Marc Long is in his seventh season as head coach for the University of Iowa swimming program. It’s his sixth year as head coach of the combined programs. During his tenure as head coach of both programs, 26 school records have fallen and 70 Hawkeyes have provisionally qualified for the NCAA Championships. Under Long, the men’s team has a 33-19 record, while the women’s squad has a 44-38 mark. As a Hawkeye swimmer (1987-89), Long was a multiple NCAA finalist, six-time All-American and three-time Big Ten champion, winning two conference titles in the 100 fly and one as part of the 400 free relay. He was voted a team captain in 1989 and helped lead the Hawkeyes to a Big Ten runner-up finish, and their highest team placing (eighth) in modern day history at the NCAA Championships. Long swam on Iowa’s Big Ten and NCAA record setting 200 free relay that year.

Frannie Malone (Iowa, 2000) was named to the position of associate head coach Oct. 11. Malone had served as an assistant coach and recruiting coordinator since joining the Hawkeye coaching staff in 2004. Long is assisted by Kirk Hampleman (Auburn, 2002), and Nathan Mundt (Iowa, 2000).

Bob Rydze is in his 36th year as diving coach of the Hawkeye men and women’s teams. During his tenure with the Hawkeyes, Rydze has coached 31 All-Americans, nine Big Ten and one NCAA Champion. Rydze served as Team Leader for USA Diving at the 2008 Olympics in Beijing, China.

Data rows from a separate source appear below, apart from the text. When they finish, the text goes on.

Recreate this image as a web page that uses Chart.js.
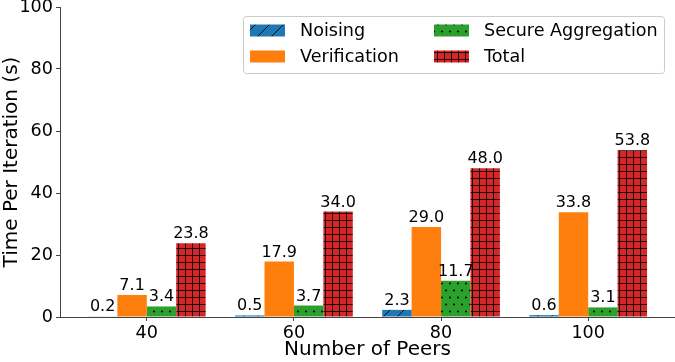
<!DOCTYPE html>
<html>
<head>
<meta charset="utf-8">
<script src="https://cdn.jsdelivr.net/npm/chart.js@4"></script>
<style>
  html, body { margin: 0; padding: 0; background: #fff; }
  #wrap { width: 675px; height: 362px; }
</style>
</head>
<body>
<div id="wrap"><canvas id="peersChart"></canvas></div>
<script>
const peers = ["40", "60", "80", "100"];
const noising = [0.2, 0.5, 2.3, 0.6];
const verification = [7.1, 17.9, 29.0, 33.8];
const secureAgg = [3.4, 3.7, 11.7, 3.1];
const total = [23.8, 34.0, 48.0, 53.8];
const yTicks = [0, 20, 40, 60, 80, 100];

const FONT = "'DejaVu Sans', sans-serif";

// hatch fills like the matplotlib ones
function makePattern(color, hatch) {
    const c = document.createElement("canvas");
    const g = c.getContext("2d");
    if (hatch === "/") {
        c.width = 14; c.height = 14;
        g.fillStyle = color;
        g.fillRect(0, 0, 14, 14);
        g.strokeStyle = "rgba(0,0,0,0.85)";
        g.lineWidth = 1;
        g.beginPath();
        g.moveTo(-1, 15); g.lineTo(15, -1);
        g.moveTo(-8, 8); g.lineTo(8, -8);
        g.moveTo(6, 22); g.lineTo(22, 6);
        g.stroke();
    } else if (hatch === "+") {
        c.width = 7; c.height = 7;
        g.fillStyle = color;
        g.fillRect(0, 0, 7, 7);
        g.fillStyle = "rgba(0,0,0,0.85)";
        g.fillRect(3, 0, 1, 7);
        g.fillRect(0, 3, 7, 1);
    } else if (hatch === ".") {
        c.width = 8; c.height = 14;
        g.fillStyle = color;
        g.fillRect(0, 0, 8, 14);
        g.fillStyle = "#000";
        g.beginPath();
        g.arc(2, 3.5, 1, 0, Math.PI * 2);
        g.arc(6, 10.5, 1, 0, Math.PI * 2);
        g.fill();
    } else {
        return color;
    }
    return g.createPattern(c, "repeat");
}

const series = [
    { label: "Noising", values: noising, color: "#1f77b4", hatch: "/" },
    { label: "Verification", values: verification, color: "#ff7f0e", hatch: "" },
    { label: "Secure Aggregation", values: secureAgg, color: "#2ca02c", hatch: "." },
    { label: "Total", values: total, color: "#d62728", hatch: "+" }
];
series.forEach(s => s.fill = makePattern(s.color, s.hatch));

// numbers above each bar
const valueLabels = {
    id: "valueLabels",
    afterDatasetsDraw(chart) {
        const ctx = chart.ctx;
        ctx.save();
        ctx.font = "16px " + FONT;
        ctx.fillStyle = "#000";
        ctx.textAlign = "center";
        ctx.textBaseline = "alphabetic";
        chart.data.datasets.forEach((ds, i) => {
            chart.getDatasetMeta(i).data.forEach((bar, j) => {
                ctx.fillText(ds.data[j].y.toFixed(1), bar.x, bar.y - 5);
            });
        });
        ctx.restore();
    }
};

// two-column legend, column-major like matplotlib ncol=2
const boxLegend = {
    id: "boxLegend",
    afterDraw(chart) {
        const ctx = chart.ctx;
        const area = chart.chartArea;
        const boxW = 421, boxH = 57;
        const bx = area.right - 11 - boxW;
        const by = area.top + 9;
        ctx.save();
        ctx.fillStyle = "rgba(255,255,255,0.8)";
        ctx.strokeStyle = "#cccccc";
        ctx.lineWidth = 1;
        ctx.beginPath();
        ctx.roundRect(bx + 0.5, by + 0.5, boxW, boxH, 3);
        ctx.fill();
        ctx.stroke();
        ctx.font = "17.6px " + FONT;
        ctx.textBaseline = "middle";
        ctx.fillStyle = "#000";
        const cols = [bx + 7, bx + 191];
        const rows = [by + 14.5, by + 40.5];
        series.forEach((s, k) => {
            const cx = cols[Math.floor(k / 2)];
            const cy = rows[k % 2];
            ctx.fillStyle = s.fill;
            ctx.fillRect(cx, cy - 6, 35, 12);
            ctx.fillStyle = "#000";
            ctx.fillText(s.label, cx + 50, cy + 1);
        });
        ctx.restore();
    }
};

const ctx = document.getElementById("peersChart").getContext("2d");
new Chart(ctx, {
    type: "bar",
    data: {
        datasets: series.map(s => ({
            label: s.label,
            data: s.values.map((v, i) => ({ x: i, y: v })),
            backgroundColor: s.fill,
            borderWidth: 0,
            categoryPercentage: 0.8,
            barPercentage: 1.0
        }))
    },
    options: {
        responsive: true,
        maintainAspectRatio: false,
        animation: false,
        layout: { padding: { top: 7, right: 0, left: 0, bottom: 0 } },
        plugins: {
            legend: { display: false },
            tooltip: { enabled: false }
        },
        scales: {
            x: {
                type: "linear",
                offset: false,
                min: -0.59,
                max: 3.59,
                afterBuildTicks: scale => {
                    scale.ticks = peers.map((p, i) => ({ value: i }));
                },
                afterFit: scale => {
                    scale.height = 45;
                    scale.paddingLeft = 0;
                    scale.paddingRight = 0;
                },
                ticks: {
                    callback: (v) => peers[v],
                    color: "#000",
                    font: { family: FONT, size: 17.6 },
                    padding: 2,
                    maxRotation: 0
                },
                grid: {
                    offset: false,
                    drawOnChartArea: false,
                    drawTicks: true,
                    tickLength: 4,
                    color: "#444"
                },
                border: { display: true, color: "#444", width: 1 },
                title: {
                    display: true,
                    text: "Number of Peers",
                    color: "#000",
                    font: { family: FONT, size: 20 },
                    padding: { top: 0, bottom: 0 }
                }
            },
            y: {
                min: 0,
                max: 100,
                afterBuildTicks: scale => {
                    scale.ticks = yTicks.map(v => ({ value: v }));
                },
                afterFit: scale => {
                    scale.width = 60;
                    scale.paddingTop = 0;
                    scale.paddingBottom = 0;
                },
                ticks: {
                    color: "#000",
                    font: { family: FONT, size: 17.6 },
                    padding: 3
                },
                grid: {
                    drawOnChartArea: false,
                    drawTicks: true,
                    tickLength: 4,
                    color: "#444"
                },
                border: { display: true, color: "#444", width: 1 },
                title: {
                    display: true,
                    text: "Time Per Iteration (s)",
                    color: "#000",
                    font: { family: FONT, size: 20 },
                    padding: { top: 0, bottom: 0 }
                }
            }
        }
    },
    plugins: [valueLabels, boxLegend]
});
</script>
</body>
</html>
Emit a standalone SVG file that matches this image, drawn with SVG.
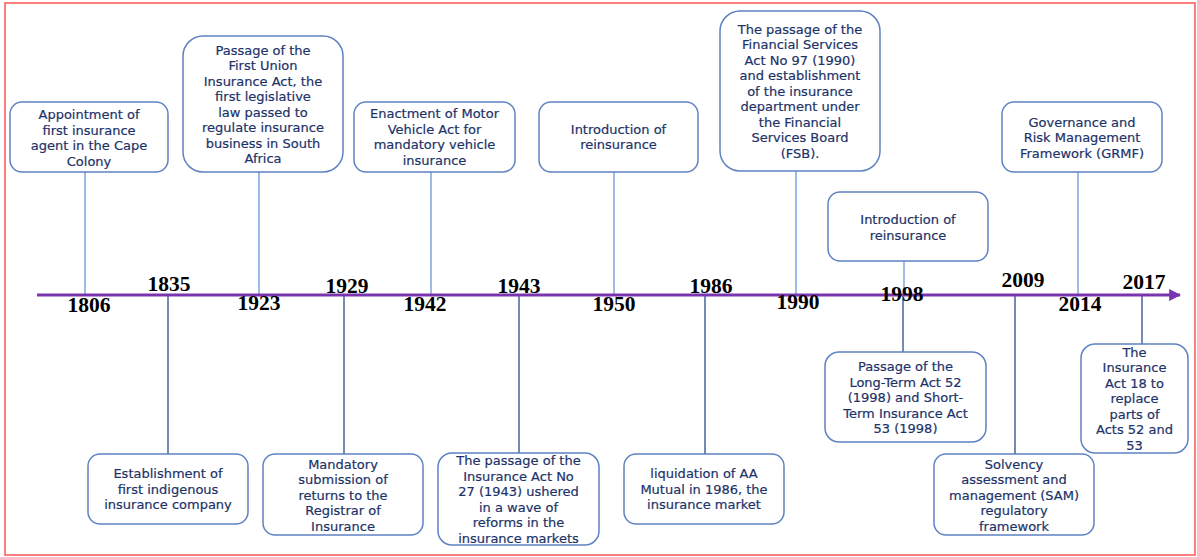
<svg xmlns="http://www.w3.org/2000/svg" width="1197" height="557" viewBox="0 0 1197 557">
<defs>
<marker id="arr" viewBox="0 0 10 10" refX="9" refY="5" markerWidth="4" markerHeight="4" markerUnits="strokeWidth" orient="auto">
<path d="M0,0 L10,5 L0,10 z" fill="#7a34b0"/>
</marker>
<style>
.box{fill:#fff;stroke:#5f83c2;stroke-width:1.5}
.t{font-family:"DejaVu Sans",sans-serif;font-size:13px;fill:#1c3268;stroke:#1c3268;stroke-width:0.2;text-anchor:middle}
.yr{font-family:"Liberation Serif",serif;font-weight:bold;font-size:20px;fill:#000;text-anchor:middle}
.up{stroke:#7ea6dc;stroke-width:1.5}
.dn{stroke:#44649a;stroke-width:1.5}
</style>
</defs>
<rect x="5" y="3" width="1190" height="552" fill="#fff" stroke="#ff5555" stroke-width="1.5"/>

<g id="connectors">
<line class="up" x1="85" y1="172" x2="85" y2="295"/>
<line class="up" x1="259" y1="172" x2="259" y2="295"/>
<line class="up" x1="431" y1="172" x2="431" y2="295"/>
<line class="up" x1="614" y1="172" x2="614" y2="295"/>
<line class="up" x1="796" y1="171" x2="796" y2="295"/>
<line class="up" x1="904" y1="261" x2="904" y2="295"/>
<line class="up" x1="1078" y1="172" x2="1078" y2="295"/>
<line class="dn" x1="168" y1="295" x2="168" y2="454"/>
<line class="dn" x1="344" y1="295" x2="344" y2="454"/>
<line class="dn" x1="519" y1="295" x2="519" y2="453"/>
<line class="dn" x1="705" y1="295" x2="705" y2="454"/>
<line class="dn" x1="903" y1="295" x2="903" y2="352"/>
<line class="dn" x1="1015" y1="295" x2="1015" y2="454"/>
<line class="dn" x1="1142" y1="295" x2="1142" y2="344"/>
</g>

<g id="timeline">
<line x1="37" y1="295" x2="1180" y2="295" stroke="#7a34b0" stroke-width="3" marker-end="url(#arr)"/>
</g>

<g id="years">
<text class="yr" x="89" y="312" textLength="43" lengthAdjust="spacingAndGlyphs">1806</text>
<text class="yr" x="169" y="291" textLength="43" lengthAdjust="spacingAndGlyphs">1835</text>
<text class="yr" x="259" y="310" textLength="43" lengthAdjust="spacingAndGlyphs">1923</text>
<text class="yr" x="347" y="293" textLength="43" lengthAdjust="spacingAndGlyphs">1929</text>
<text class="yr" x="425" y="311" textLength="43" lengthAdjust="spacingAndGlyphs">1942</text>
<text class="yr" x="519" y="293" textLength="43" lengthAdjust="spacingAndGlyphs">1943</text>
<text class="yr" x="614" y="311" textLength="43" lengthAdjust="spacingAndGlyphs">1950</text>
<text class="yr" x="711" y="293" textLength="43" lengthAdjust="spacingAndGlyphs">1986</text>
<text class="yr" x="798" y="309" textLength="43" lengthAdjust="spacingAndGlyphs">1990</text>
<text class="yr" x="902" y="301" textLength="43" lengthAdjust="spacingAndGlyphs">1998</text>
<text class="yr" x="1023" y="287" textLength="43" lengthAdjust="spacingAndGlyphs">2009</text>
<text class="yr" x="1080" y="311" textLength="43" lengthAdjust="spacingAndGlyphs">2014</text>
<text class="yr" x="1144" y="289" textLength="43" lengthAdjust="spacingAndGlyphs">2017</text>
</g>

<g id="n1806">
<rect class="box" x="10" y="102" width="158" height="70" rx="12"/>
<text class="t" x="89" y="119">Appointment of</text>
<text class="t" x="89" y="134.5">first insurance</text>
<text class="t" x="89" y="150">agent in the Cape</text>
<text class="t" x="89" y="165.5">Colony</text>
</g>

<g id="n1923">
<rect class="box" x="183" y="36" width="160" height="136" rx="20"/>
<text class="t" x="263" y="54.5">Passage of the</text>
<text class="t" x="263" y="70">First Union</text>
<text class="t" x="263" y="85.5">Insurance Act, the</text>
<text class="t" x="263" y="101">first legislative</text>
<text class="t" x="263" y="116.5">law passed to</text>
<text class="t" x="263" y="132">regulate insurance</text>
<text class="t" x="263" y="147.5">business in South</text>
<text class="t" x="263" y="163">Africa</text>
</g>

<g id="n1942">
<rect class="box" x="354" y="102" width="161" height="70" rx="12"/>
<text class="t" x="434.5" y="118">Enactment of Motor</text>
<text class="t" x="434.5" y="133.5">Vehicle Act for</text>
<text class="t" x="434.5" y="149">mandatory vehicle</text>
<text class="t" x="434.5" y="164.5">insurance</text>
</g>

<g id="n1950">
<rect class="box" x="539" y="102" width="159" height="70" rx="12"/>
<text class="t" x="618.5" y="133.5">Introduction of</text>
<text class="t" x="618.5" y="149">reinsurance</text>
</g>

<g id="n1990">
<rect class="box" x="720" y="11" width="160" height="160" rx="20"/>
<text class="t" x="800" y="33.5">The passage of the</text>
<text class="t" x="800" y="49">Financial Services</text>
<text class="t" x="800" y="64.5">Act No 97 (1990)</text>
<text class="t" x="800" y="80">and establishment</text>
<text class="t" x="800" y="95.5">of the insurance</text>
<text class="t" x="800" y="111">department under</text>
<text class="t" x="800" y="126.5">the Financial</text>
<text class="t" x="800" y="142">Services Board</text>
<text class="t" x="800" y="157.5">(FSB).</text>
</g>

<g id="n1998top">
<rect class="box" x="828" y="192" width="160" height="69" rx="12"/>
<text class="t" x="908" y="224">Introduction of</text>
<text class="t" x="908" y="239.5">reinsurance</text>
</g>

<g id="n2014">
<rect class="box" x="1002" y="102" width="160" height="70" rx="12"/>
<text class="t" x="1082" y="126.5">Governance and</text>
<text class="t" x="1082" y="142">Risk Management</text>
<text class="t" x="1082" y="157.5">Framework (GRMF)</text>
</g>

<g id="n1835">
<rect class="box" x="88" y="454" width="160" height="70" rx="12"/>
<text class="t" x="168" y="478">Establishment of</text>
<text class="t" x="168" y="493.5">first indigenous</text>
<text class="t" x="168" y="509">insurance company</text>
</g>

<g id="n1929">
<rect class="box" x="263" y="454" width="160" height="81" rx="12"/>
<text class="t" x="343" y="468.5">Mandatory</text>
<text class="t" x="343" y="484">submission of</text>
<text class="t" x="343" y="499.5">returns to the</text>
<text class="t" x="343" y="515">Registrar of</text>
<text class="t" x="343" y="530.5">Insurance</text>
</g>

<g id="n1943">
<rect class="box" x="438" y="453" width="161" height="92" rx="14"/>
<text class="t" x="518.5" y="465">The passage of the</text>
<text class="t" x="518.5" y="480.5">Insurance Act No</text>
<text class="t" x="518.5" y="496">27 (1943) ushered</text>
<text class="t" x="518.5" y="511.5">in a wave of</text>
<text class="t" x="518.5" y="527">reforms in the</text>
<text class="t" x="518.5" y="542.5">insurance markets</text>
</g>

<g id="n1986">
<rect class="box" x="624" y="454" width="160" height="70" rx="12"/>
<text class="t" x="704" y="478">liquidation of AA</text>
<text class="t" x="704" y="493.5">Mutual in 1986, the</text>
<text class="t" x="704" y="509">insurance market</text>
</g>

<g id="n1998bottom">
<rect class="box" x="825" y="352" width="161" height="90" rx="14"/>
<text class="t" x="905.5" y="371">Passage of the</text>
<text class="t" x="905.5" y="386.5">Long-Term Act 52</text>
<text class="t" x="905.5" y="402">(1998) and Short-</text>
<text class="t" x="905.5" y="417.5">Term Insurance Act</text>
<text class="t" x="905.5" y="433">53 (1998)</text>
</g>

<g id="n2009">
<rect class="box" x="934" y="454" width="160" height="81" rx="12"/>
<text class="t" x="1014" y="468.5">Solvency</text>
<text class="t" x="1014" y="484">assessment and</text>
<text class="t" x="1014" y="499.5">management (SAM)</text>
<text class="t" x="1014" y="515">regulatory</text>
<text class="t" x="1014" y="530.5">framework</text>
</g>

<g id="n2017">
<rect class="box" x="1081" y="344" width="107" height="109" rx="14"/>
<text class="t" x="1134.5" y="356.5">The</text>
<text class="t" x="1134.5" y="372">Insurance</text>
<text class="t" x="1134.5" y="387.5">Act 18 to</text>
<text class="t" x="1134.5" y="403">replace</text>
<text class="t" x="1134.5" y="418.5">parts of</text>
<text class="t" x="1134.5" y="434">Acts 52 and</text>
<text class="t" x="1134.5" y="449.5">53</text>
</g>
</svg>
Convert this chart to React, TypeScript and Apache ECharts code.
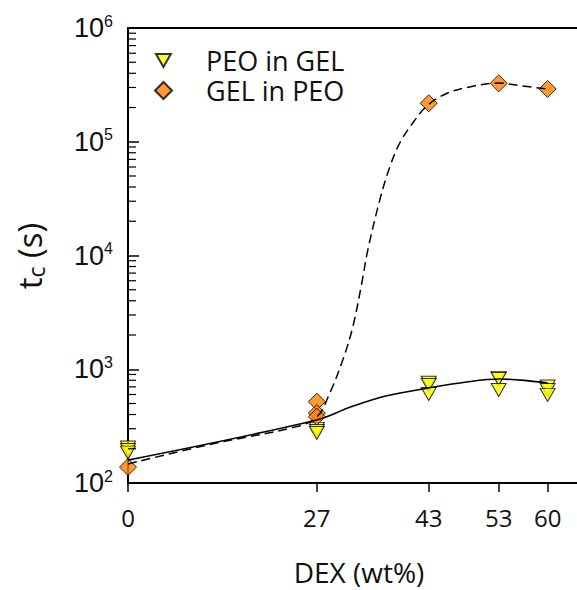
import React, { useEffect, useRef } from "react";
import * as echarts from "echarts";

// ---- axis ticks ----
const xTickValues = [0, 27, 43, 53, 60];
const yMinorTickValues = [
  200, 300, 400, 500, 600, 700, 800, 900,
  2000, 3000, 4000, 5000, 6000, 7000, 8000, 9000,
  20000, 30000, 40000, 50000, 60000, 70000, 80000, 90000,
  200000, 300000, 400000, 500000, 600000, 700000, 800000, 900000,
];

// ---- measured points ----
const peoInGelX = [0, 0, 0, 27, 27, 27, 43, 43, 43, 53, 53, 53, 60, 60, 60];
const peoInGelY = [205, 195, 185, 299, 287, 275, 760, 728, 605, 840, 820, 657, 706, 657, 595];

const gelInPeoX = [0, 27, 27, 27, 43, 53, 60];
const gelInPeoY = [138, 519, 412, 383, 218000, 326000, 291000];

// ---- fitted curves ----
const gelFitX = [0, 12, 24, 27, 28.86, 30.71, 32.14, 33.43, 34.29, 36, 37.43, 38.86, 40.71, 42.86, 45.71, 49, 52.86, 56.43, 60];
const gelFitY = [147, 220, 312, 380, 618, 1205, 2350, 5730, 11170, 30750, 60000, 97500, 146000, 210000, 268000, 305000, 328000, 309000, 291000];

const peoFitX = [0, 27, 32, 37, 43, 48.4, 53.1, 57, 60];
const peoFitY = [159, 358, 470, 585, 685, 773, 820, 795, 757];

const zip = (xs: number[], ys: number[]) => xs.map((x, i) => [x, ys[i]]);

const TRI = "path://M0,0L16,0L8,14Z";
const YELLOW = "#FFFF00";
const ORANGE = "#FF7F00";
const SANS = "Open Sans";

export default function App() {
  const ref = useRef<HTMLDivElement>(null);

  useEffect(() => {
    if (!ref.current) return;
    const chart = echarts.init(ref.current, undefined, { renderer: "svg" });
    const xMin = 0;
    const xMax = 64.2;

    const legendText = { fontSize: 27, fontFamily: SANS, color: "#111", lineHeight: 24 };

    const option: any = {
      animation: false,
      backgroundColor: "#fff",
      grid: { left: 128, right: 0, top: 28, bottom: 107, containLabel: false },
      legend: [
        {
          data: [{ name: "PEO in GEL", icon: TRI }],
          orient: "vertical",
          left: 155,
          top: 47,
          padding: 0,
          itemWidth: 15,
          itemHeight: 13,
          textStyle: { ...legendText, padding: [0, 0, 0, 30] },
          selectedMode: false,
        },
        {
          data: [{ name: "GEL in PEO", icon: "diamond" }],
          orient: "vertical",
          left: 154,
          top: 77,
          padding: 0,
          itemWidth: 17,
          itemHeight: 17,
          textStyle: { ...legendText, padding: [0, 0, 0, 29] },
          selectedMode: false,
        },
      ],
      xAxis: [
        {
          type: "value",
          min: xMin,
          max: xMax,
          position: "bottom",
          axisLine: { show: true, onZero: false, lineStyle: { color: "#000", width: 2 } },
          axisTick: { show: true, inside: false, length: 9, customValues: xTickValues, lineStyle: { color: "#000", width: 1.5 } },
          axisLabel: {
            customValues: xTickValues,
            margin: 22,
            fontSize: 24,
            fontFamily: SANS,
            color: "#111",
          },
          splitLine: { show: false },
        },
        {
          type: "value",
          min: xMin,
          max: xMax,
          position: "top",
          axisLine: { show: true, onZero: false, lineStyle: { color: "#000", width: 2 } },
          axisTick: { show: false },
          axisLabel: { show: false },
          splitLine: { show: false },
        },
      ],
      yAxis: {
        type: "log",
        logBase: 10,
        min: 100,
        max: 1000000,
        axisLine: { show: true, onZero: false, lineStyle: { color: "#000", width: 2 } },
        axisTick: { show: true, inside: true, length: 11, lineStyle: { color: "#000", width: 1.5 } },
        splitLine: { show: false },
        axisLabel: {
          margin: 15,
          formatter: (v: number) => `{b|10}{s|${Math.round(Math.log10(v))}}`,
          rich: {
            b: { fontSize: 27, fontFamily: "Liberation Sans", color: "#111", lineHeight: 30 },
            s: { fontSize: 16, fontFamily: "Liberation Sans", color: "#111", lineHeight: 17, verticalAlign: "top" },
          },
        },
      },
      graphic: [
        {
          type: "text",
          x: 359,
          y: 572,
          style: {
            text: "DEX (wt%)",
            fontSize: 28,
            lineHeight: 30,
            fontFamily: SANS,
            fill: "#111",
            align: "center",
            verticalAlign: "middle",
          },
        },
        {
          type: "text",
          x: 29,
          y: 256,
          rotation: Math.PI / 2,
          style: {
            text: "{t|t}{c|c}{t| (s)}",
            align: "center",
            verticalAlign: "middle",
            rich: {
              t: { fontSize: 33, fontFamily: SANS, fill: "#111", lineHeight: 36 },
              c: { fontSize: 23, fontFamily: SANS, fill: "#111", lineHeight: 24, verticalAlign: "bottom" },
            },
          },
        },
      ],
      series: [
        {
          type: "custom",
          name: "minorTicks",
          silent: true,
          clip: false,
          z: 6,
          data: yMinorTickValues.map((v) => [xMin, v]),
          renderItem: (_p: any, api: any) => {
            const pt = api.coord([xMin, api.value(1)]);
            return {
              type: "line",
              shape: { x1: pt[0], y1: pt[1], x2: pt[0] + 8, y2: pt[1] },
              style: { stroke: "#000", lineWidth: 1.2 },
            };
          },
        },
        {
          name: "PEO in GEL",
          type: "scatter",
          symbol: TRI,
          symbolSize: [15, 13],
          itemStyle: { color: YELLOW, borderColor: "#000", borderWidth: 1 },
          data: zip(peoInGelX, peoInGelY),
          z: 3,
        },
        {
          name: "GEL in PEO",
          type: "scatter",
          symbol: "diamond",
          symbolSize: [17, 17],
          itemStyle: { color: ORANGE, borderColor: "#000", borderWidth: 1 },
          data: zip(gelInPeoX, gelInPeoY),
          z: 4,
        },
        {
          name: "GEL fit",
          type: "line",
          smooth: 0.35,
          showSymbol: false,
          symbol: "none",
          silent: true,
          lineStyle: { color: "#000", width: 1.5, type: [9, 5] },
          data: zip(gelFitX, gelFitY),
          z: 5,
        },
        {
          name: "PEO fit",
          type: "line",
          smooth: 0.35,
          showSymbol: false,
          symbol: "none",
          silent: true,
          lineStyle: { color: "#000", width: 1.6 },
          data: zip(peoFitX, peoFitY),
          z: 5,
        },
      ],
    };

    chart.setOption(option);
    return () => chart.dispose();
  }, []);

  return (
    <div
      ref={ref}
      style={{ position: "absolute", left: 0, top: 0, width: 577, height: 590 }}
    />
  );
}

Since 1917, the University of Iowa swimming and diving program has been rich in tradition. Iowa was one of the first schools in the nation to compete on a collegiate level, and competed at the first NCAA Championship. From 1937 to 1960, Iowa placed in the NCAA top 10 18 times, crowning nine NCAA and 22 Big Ten champions. In its 93-year history, the Iowa men’s team has produced 17 Olympians, 26 NCAA champions and 382 All-Americans.

The Hawkeyes opened the 2010-11 season in their new Campus Recreation and Wellness Center pool, which opened in August 2010. Ground was broken for the Campus Recreation and Wellness Center in October, 2007. The facility is located at the corner of Burlington and Madison streets and estimated to have cost $69 million.